I think the key is not to understand this as a crime against other applicants, or the public, or “fairness.” It’s a crime against the schools.
The back door—“institutional advancement,” i.e., giving colleges tons of money—is fine, not because it is “fair,” but because the owner of the asset gets to decide the conditions of its sale. (The fairness of the front door is debatable too, by the way.) The side door is wire fraud, not because it is “unfair”—Singer says here that it’s one-tenth the price of the back door, which kind of seems fairer—but because consultants and coaches are misappropriating the asset and selling it for their own benefit. The law doesn’t protect fairness; it protects property.
https://www.bloomberg.com/opinion/articles/2019-03-13/you-ha...
https://twitter.com/jbarro/status/1105506383770894336
In the JPM fraud case specifically: (FTA)
Through these spoof orders, the traders intentionally sent false signals of supply or demand designed to deceive market participants into executing against other orders they wanted filled.

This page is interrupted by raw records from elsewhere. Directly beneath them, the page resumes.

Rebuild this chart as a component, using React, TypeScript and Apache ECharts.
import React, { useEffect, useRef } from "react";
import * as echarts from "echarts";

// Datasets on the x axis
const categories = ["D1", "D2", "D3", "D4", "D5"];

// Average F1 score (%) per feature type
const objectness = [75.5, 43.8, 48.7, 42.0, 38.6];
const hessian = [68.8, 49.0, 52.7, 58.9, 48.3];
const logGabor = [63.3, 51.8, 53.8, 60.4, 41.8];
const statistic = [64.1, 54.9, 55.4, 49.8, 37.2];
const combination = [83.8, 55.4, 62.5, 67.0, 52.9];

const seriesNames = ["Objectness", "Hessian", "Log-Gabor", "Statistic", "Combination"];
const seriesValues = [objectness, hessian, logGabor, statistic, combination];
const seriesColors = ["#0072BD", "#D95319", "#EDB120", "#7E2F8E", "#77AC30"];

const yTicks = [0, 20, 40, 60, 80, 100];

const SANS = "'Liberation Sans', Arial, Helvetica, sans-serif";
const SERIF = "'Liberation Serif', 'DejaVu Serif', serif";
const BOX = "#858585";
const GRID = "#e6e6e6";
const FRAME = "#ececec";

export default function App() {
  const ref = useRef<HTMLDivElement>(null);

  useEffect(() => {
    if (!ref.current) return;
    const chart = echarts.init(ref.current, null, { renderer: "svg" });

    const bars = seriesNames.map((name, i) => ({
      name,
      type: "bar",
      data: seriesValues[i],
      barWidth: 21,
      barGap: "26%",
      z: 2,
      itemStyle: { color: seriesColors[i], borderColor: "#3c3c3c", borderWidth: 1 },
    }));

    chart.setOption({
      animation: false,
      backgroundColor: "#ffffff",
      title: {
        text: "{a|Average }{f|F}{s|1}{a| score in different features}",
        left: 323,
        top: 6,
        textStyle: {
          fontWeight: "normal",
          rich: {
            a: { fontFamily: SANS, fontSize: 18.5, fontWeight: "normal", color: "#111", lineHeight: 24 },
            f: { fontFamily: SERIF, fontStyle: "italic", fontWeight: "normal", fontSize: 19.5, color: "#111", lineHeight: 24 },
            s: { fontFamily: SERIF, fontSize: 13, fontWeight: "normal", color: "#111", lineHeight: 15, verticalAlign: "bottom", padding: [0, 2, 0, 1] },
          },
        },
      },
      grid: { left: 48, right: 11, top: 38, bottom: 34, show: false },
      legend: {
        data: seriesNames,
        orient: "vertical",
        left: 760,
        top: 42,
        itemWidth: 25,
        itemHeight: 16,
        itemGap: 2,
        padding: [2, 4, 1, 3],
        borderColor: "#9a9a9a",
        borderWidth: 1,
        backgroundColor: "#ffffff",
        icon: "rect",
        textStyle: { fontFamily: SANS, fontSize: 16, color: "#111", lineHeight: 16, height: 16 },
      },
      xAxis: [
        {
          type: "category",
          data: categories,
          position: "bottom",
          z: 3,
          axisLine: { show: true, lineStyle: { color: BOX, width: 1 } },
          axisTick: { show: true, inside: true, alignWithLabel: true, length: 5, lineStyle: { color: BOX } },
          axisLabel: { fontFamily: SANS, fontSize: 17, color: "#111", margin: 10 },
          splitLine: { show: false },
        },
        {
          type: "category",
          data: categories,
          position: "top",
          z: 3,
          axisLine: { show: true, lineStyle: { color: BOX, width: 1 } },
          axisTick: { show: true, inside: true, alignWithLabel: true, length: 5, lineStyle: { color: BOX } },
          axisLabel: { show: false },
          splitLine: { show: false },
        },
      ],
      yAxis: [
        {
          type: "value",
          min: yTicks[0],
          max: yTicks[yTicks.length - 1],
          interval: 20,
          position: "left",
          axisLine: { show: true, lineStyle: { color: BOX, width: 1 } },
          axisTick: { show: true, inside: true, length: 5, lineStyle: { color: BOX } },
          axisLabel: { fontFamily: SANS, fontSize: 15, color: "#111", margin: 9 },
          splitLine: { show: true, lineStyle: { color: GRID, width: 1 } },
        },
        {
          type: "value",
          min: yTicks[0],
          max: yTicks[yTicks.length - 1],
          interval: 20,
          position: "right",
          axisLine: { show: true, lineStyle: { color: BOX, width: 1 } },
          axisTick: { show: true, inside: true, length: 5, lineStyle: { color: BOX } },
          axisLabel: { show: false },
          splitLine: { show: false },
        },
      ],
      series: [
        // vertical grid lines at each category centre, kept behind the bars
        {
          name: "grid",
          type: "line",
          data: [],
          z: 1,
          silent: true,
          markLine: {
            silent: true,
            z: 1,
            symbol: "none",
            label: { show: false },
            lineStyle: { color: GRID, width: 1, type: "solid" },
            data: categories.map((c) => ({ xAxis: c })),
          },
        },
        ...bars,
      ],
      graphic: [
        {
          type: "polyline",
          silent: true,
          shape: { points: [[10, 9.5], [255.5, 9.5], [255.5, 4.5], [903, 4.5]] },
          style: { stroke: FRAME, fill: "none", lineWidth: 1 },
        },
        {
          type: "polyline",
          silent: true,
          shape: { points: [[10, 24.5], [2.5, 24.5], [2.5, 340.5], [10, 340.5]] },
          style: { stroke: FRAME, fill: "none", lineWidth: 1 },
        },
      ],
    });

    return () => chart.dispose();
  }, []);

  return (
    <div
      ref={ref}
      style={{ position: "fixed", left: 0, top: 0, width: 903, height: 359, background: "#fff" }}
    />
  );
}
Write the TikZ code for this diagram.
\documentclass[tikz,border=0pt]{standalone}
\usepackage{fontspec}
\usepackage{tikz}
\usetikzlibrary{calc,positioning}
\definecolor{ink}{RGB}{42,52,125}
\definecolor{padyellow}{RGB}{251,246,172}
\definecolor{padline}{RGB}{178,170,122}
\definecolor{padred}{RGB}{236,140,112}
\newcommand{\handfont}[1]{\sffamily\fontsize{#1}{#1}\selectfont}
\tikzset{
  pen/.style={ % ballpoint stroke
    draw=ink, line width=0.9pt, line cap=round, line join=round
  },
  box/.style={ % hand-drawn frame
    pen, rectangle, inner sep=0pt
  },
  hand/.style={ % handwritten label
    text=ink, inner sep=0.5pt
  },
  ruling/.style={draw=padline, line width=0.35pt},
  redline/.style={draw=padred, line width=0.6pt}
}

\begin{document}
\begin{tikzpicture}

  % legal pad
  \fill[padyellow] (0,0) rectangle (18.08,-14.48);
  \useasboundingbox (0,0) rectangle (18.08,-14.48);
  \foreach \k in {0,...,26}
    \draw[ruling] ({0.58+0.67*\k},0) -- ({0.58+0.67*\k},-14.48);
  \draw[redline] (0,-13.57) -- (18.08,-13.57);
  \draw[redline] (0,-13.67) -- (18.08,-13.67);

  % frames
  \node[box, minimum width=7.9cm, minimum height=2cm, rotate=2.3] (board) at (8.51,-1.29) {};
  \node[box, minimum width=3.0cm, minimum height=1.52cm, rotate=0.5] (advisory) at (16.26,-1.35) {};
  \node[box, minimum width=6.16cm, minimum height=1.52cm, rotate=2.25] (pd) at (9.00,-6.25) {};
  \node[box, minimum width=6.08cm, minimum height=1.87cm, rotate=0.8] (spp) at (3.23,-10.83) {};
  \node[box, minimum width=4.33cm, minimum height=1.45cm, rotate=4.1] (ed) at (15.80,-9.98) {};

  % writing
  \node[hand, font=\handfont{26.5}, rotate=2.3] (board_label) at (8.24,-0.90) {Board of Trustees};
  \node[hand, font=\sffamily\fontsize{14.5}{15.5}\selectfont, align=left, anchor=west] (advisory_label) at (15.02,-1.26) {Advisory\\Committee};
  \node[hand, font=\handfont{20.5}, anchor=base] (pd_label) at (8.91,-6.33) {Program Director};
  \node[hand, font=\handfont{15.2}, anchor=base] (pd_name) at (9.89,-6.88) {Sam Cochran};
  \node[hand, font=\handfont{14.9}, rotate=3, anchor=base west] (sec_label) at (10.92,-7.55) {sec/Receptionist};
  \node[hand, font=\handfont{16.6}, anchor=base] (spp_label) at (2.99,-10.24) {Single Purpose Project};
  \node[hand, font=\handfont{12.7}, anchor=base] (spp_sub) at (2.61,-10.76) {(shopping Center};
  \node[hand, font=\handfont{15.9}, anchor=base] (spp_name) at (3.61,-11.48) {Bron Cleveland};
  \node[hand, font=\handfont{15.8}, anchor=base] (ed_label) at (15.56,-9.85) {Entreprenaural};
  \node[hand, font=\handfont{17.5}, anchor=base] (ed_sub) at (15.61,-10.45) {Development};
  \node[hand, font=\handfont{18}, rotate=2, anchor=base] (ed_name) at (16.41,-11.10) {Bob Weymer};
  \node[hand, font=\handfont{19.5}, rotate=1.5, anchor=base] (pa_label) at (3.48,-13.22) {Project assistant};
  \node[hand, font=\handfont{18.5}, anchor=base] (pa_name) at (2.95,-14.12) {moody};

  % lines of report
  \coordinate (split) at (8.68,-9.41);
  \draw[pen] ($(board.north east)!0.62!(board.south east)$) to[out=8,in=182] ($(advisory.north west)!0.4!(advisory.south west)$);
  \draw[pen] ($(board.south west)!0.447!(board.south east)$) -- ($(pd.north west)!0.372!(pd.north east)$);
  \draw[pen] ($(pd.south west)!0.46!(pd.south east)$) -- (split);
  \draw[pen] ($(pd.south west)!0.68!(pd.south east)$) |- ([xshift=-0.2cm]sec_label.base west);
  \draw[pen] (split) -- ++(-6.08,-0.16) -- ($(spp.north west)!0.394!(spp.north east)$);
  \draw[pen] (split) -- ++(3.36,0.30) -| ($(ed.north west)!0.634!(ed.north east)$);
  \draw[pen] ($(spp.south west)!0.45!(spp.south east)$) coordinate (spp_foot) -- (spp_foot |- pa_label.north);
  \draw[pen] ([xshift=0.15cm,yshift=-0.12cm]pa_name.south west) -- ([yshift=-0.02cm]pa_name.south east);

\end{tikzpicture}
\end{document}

According to the order, in many instances, JPM traders acted with the intent to manipulate market prices and ultimately did cause artificial prices.
Theft, by definition is when someone deprives the right of property from another person. Market participants should have been buying and selling at prices determined by the market. JPM manipulated that and created a profit as a result, thereby deprived other people from their profit.
So yes this is absolutely theft, just not the physical theft you're used to seeing when a robber walks into a bank and steals cash.